Donor Conception Network - Stories
Does it matter who our donors are?
by Charlie
There is a feeling amongst some people who use donor insemination, and perhaps among the providers of the service as well for all I know, that the personal characteristics of the donor will to some greater or lesser extent determine the personal characteristics of the child conceived in this way. If you believe that the donor makes a great difference in this respect then it is perfectly natural that you should be more curious about him and be irked by the secrecy that surrounds the donors' identities in Britain.
There is a desire in some quarters to change this aspect of DI and I can only guess that it is parents' and children's belief in the heritability of major non-physical characteristics that fuels this. If anonymity goes can selection be far behind. In America the identification of donors has led to parents selecting them by characteristics which it is assumed may be associated with the genes of the donor. What do we know about this most controversial of scientific debates, that of nature vs nuture?

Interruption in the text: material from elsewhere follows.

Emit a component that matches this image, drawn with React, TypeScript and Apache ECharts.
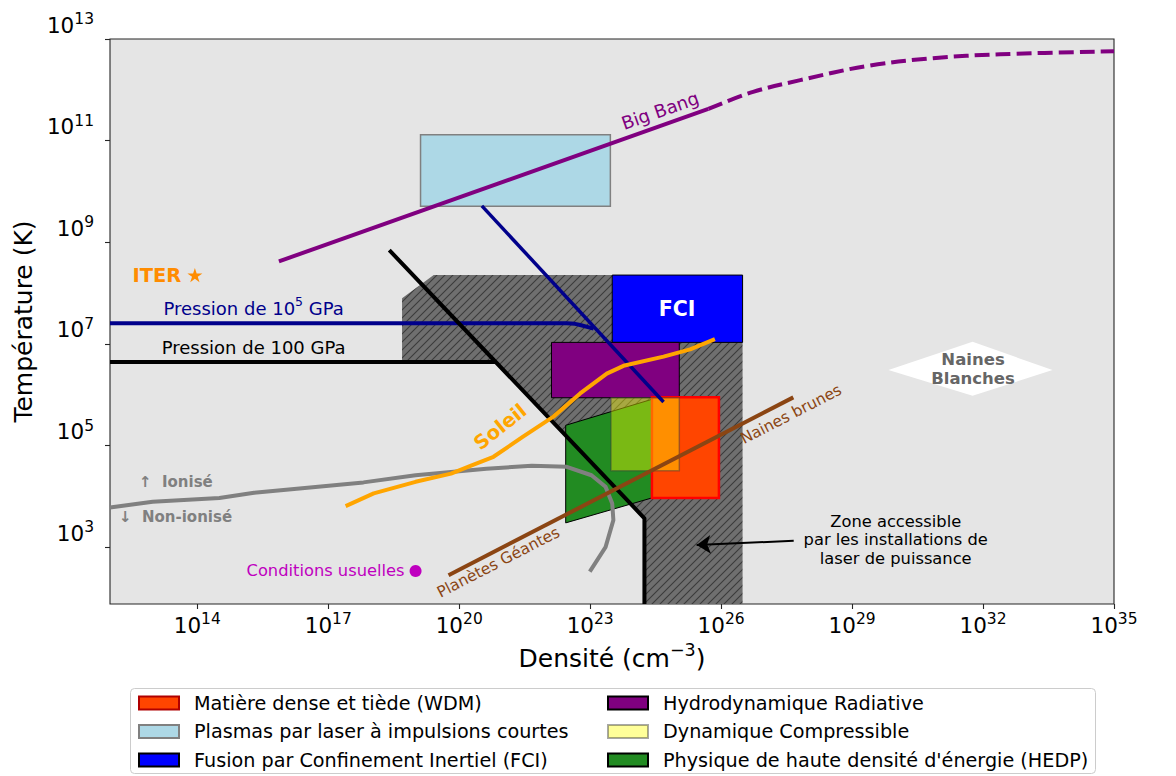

An analogy that is frequently used in this debate is that of the good cake. Suppose that the raw ingredients are the heredity components and that he preparation, baking and decoration and presentation are the environment which these ingredients are subjected during the production of a good cake. Can you say what percentage of the goodness of the cake is due to the ingredients? Genes and environment interact from the very start of development but because they are qualitatively different there may be little point in trying to discover which is more important.
Nevertheless it is intriguing to look at the evidence which does exist. One of the problems of matching donors to DI fathers is that so few external features of people can be relied upon to be dominant. None of the few that have been suggested, such as eyelash length, ear lobe attachment curliness of hair, or even the classic blue eyes being recessive to brown eyes are inevitable. The surprising thing about most children, identical twins excepted, is not how similar they are but how different given the same genetic parents. On the other hand certain genetic diseases carried by men are highly predictable, unpleasant and avoidable by screening out these donors.
Might it be that more complex characteristics such as musicality or aggression are also genetic in part and therefore selectable? By insisting on knowing the identity of the donor could we as parents not select them on the basis of comparable intelligence, talent or personality? Huge amounts of energy have been spent trying to unravel the contributions of nature and nuture as far as intelligence is concerned. One of the main stumbling blocks has been the way in which people have subverted the original idea of regularly checking a child's mental age in order better to direct teaching resources, and turned intelligence into some sort of fixed characteristic called IQ by which individuals could be classified and differentiated, as in the 11+ test.
The prime difficulty of course lies in the problem of measuring intelligence satisfactorily, in other words identifying those characteristics which go to make up what we generally regard as being intellectually able. This is a controversial subject in itself, but taking the current intelligence tests as a crude measure, how is this score influenced by our genes?
Early studies concentrated on the difficult task of finding identical twins who had been reared apart so that the environment influence could be measured.